Ottway is a haunted man - haunted by his past and full of regret.  Much of the narration of the film is through Ottway's letter to his wife, and he is a man that seeks solitude.  You get the idea that something terrible has happened in Ottway recently, and now he is past trying to make amends for it.  Ottway spends his days as a sharpshooter for the oil companies that are drilling in the area; keeping the wolves at bay while the men work.  Ottway and the other men board a flight to Anchorage for some rest and relaxation, but fate plays its hand, and in one of the film's more intense sequences, the plane crashes violently.

The other survivors - Diaz (Frank Grillo), the resident tough guy; Heinrick (Dallas Roberts), a man of faith; Talget (Dermot Mulroney) who misses his daughter and is desperate to get back to her; and Burke (Nonso Alozie) who catches ill and tries to endure the bitter cold - team together to try to make it to some kind of civilization.  But all around them, they hear the howls and see the movement.  They have wandered into the wolves' territory, and they are not welcome.  The wolves, done with CGI as well as modelwork, are truly terrifying, and Carnahan plays the tension and unease like a conductor doing a symphony.  You never know what will happen next, and there are moments of pure fright in THE GREY that will make many audience members jump.  THE GREY delivers on its thrills.  Ottway must lead this ragtag group of men into safety, even as he must overcome his own personal demons to do so.
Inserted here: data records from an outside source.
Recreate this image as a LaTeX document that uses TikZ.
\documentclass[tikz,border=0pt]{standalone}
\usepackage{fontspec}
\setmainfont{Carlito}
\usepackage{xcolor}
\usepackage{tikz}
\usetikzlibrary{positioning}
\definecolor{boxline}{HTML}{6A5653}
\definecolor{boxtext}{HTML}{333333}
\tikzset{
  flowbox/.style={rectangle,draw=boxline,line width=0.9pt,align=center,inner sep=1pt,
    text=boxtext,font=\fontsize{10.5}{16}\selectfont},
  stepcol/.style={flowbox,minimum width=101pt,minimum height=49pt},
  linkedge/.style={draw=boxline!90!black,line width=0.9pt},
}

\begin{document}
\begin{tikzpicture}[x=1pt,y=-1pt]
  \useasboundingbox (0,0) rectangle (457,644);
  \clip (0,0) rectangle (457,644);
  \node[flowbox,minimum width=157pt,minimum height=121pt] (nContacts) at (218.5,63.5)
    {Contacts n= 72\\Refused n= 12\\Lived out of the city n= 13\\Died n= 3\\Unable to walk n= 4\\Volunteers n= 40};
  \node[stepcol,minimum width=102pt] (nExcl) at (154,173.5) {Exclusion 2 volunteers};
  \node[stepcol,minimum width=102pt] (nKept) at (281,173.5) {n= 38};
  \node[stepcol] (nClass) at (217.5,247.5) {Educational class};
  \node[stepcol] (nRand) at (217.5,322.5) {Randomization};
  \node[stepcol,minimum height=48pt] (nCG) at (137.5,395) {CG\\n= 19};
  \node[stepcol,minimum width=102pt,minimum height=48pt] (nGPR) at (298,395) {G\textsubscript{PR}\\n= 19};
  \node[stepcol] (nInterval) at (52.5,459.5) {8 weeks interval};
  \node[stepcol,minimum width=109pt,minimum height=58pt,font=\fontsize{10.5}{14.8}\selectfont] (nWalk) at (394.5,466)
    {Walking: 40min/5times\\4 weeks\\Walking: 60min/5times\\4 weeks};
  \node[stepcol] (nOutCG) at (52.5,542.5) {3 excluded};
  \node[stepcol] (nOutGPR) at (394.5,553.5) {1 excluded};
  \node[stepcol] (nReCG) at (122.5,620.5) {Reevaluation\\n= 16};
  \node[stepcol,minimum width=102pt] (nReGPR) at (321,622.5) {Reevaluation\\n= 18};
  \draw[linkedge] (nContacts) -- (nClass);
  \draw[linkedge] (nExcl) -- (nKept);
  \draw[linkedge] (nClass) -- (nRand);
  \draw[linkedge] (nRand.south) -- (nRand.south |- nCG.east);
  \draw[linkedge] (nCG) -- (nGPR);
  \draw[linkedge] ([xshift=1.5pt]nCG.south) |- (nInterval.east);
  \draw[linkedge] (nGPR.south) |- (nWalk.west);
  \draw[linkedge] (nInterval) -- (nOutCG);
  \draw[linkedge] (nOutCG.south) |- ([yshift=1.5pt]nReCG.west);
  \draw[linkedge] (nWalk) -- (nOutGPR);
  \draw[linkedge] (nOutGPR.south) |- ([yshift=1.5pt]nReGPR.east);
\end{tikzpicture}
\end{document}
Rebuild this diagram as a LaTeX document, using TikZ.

But it's the deeper emotional truths of THE GREY that boost the film into something more than a routine man-vs.-nature movie.  THE GREY is about something - it's about man's willingness to live despite the odds, it's about how a person can relate to a God that is seemingly absent, and the struggle to make sense of it all when everything you've seen and felt simply doesn't.  Joe Carnahan and Ian Mackenzie Jeffers' script (based on Jeffers' short story "Ghost Walker") goes much more in depth into the characters and their feelings than is normal in a movie like this, and that gives it a power that makes THE GREY a more fulfilling experience.  All the characters feel genuine and real, and not simple caricatures.  So when death strikes, you feel it.  There is one scene in particular, as Ottway tries to talk a man through his own death, that is shocking and powerful and true.  Seeing that scene, and a few others in the film, it's hard not to reflect on Neeson's own recent losses in his life, and watching him channel that emotion into his performance is at times difficult to watch.

THE GREY is Joe Carnahan's best film, flat out.  His work here is terrific - not only does he get great performances from his actors, but the sheer difficulty of the shoot comes through in the film.  The weather you see in THE GREY is real, and you can feel that wind cut through you as you see it.  It would be awesome if theaters played THE GREY with the air conditioner going full blast, just to get a taste of it.  The wolves, a mixture of CGI and puppetry, are scary and well done - they make logical sense in the film, even if your preconceived notions of how wolves behave conflict with the movie.  The wolves can be taken as metaphor or as reality - it's all in how you want to perceive it.  Regardless, they work.  

And then there is Liam Neeson, who is tremendous here.  There is so much raw power and emotion in his work that sometimes you want to look away, especially in a scene where he rages against God for everything that's happened.  You can imagine that he thought similar thoughts as the tragic events of his recent loss happened to him.  But he puts it all in his performance, and the result is something iconic and one that I feel that he'll be remembered for.  I'm not kidding when I compare Neeson's work here to Eastwood or Connery - he delivers at exactly that level and I'm so happy that he's become, in his later years, a surrogate for those icons.

I hope people embrace the film for what it is and not for what they expected in the trailers.  THE GREY is very much a poem, a character study, and in its quiet moments finds true grace.  It's also a riveting adventure, a scary thriller, and a powerful drama.  It is a terrific film, and I have the feeling that when we look back on it later in the year it will only grow in stature and importance.  Ernest Hemingway would have approved of THE GREY.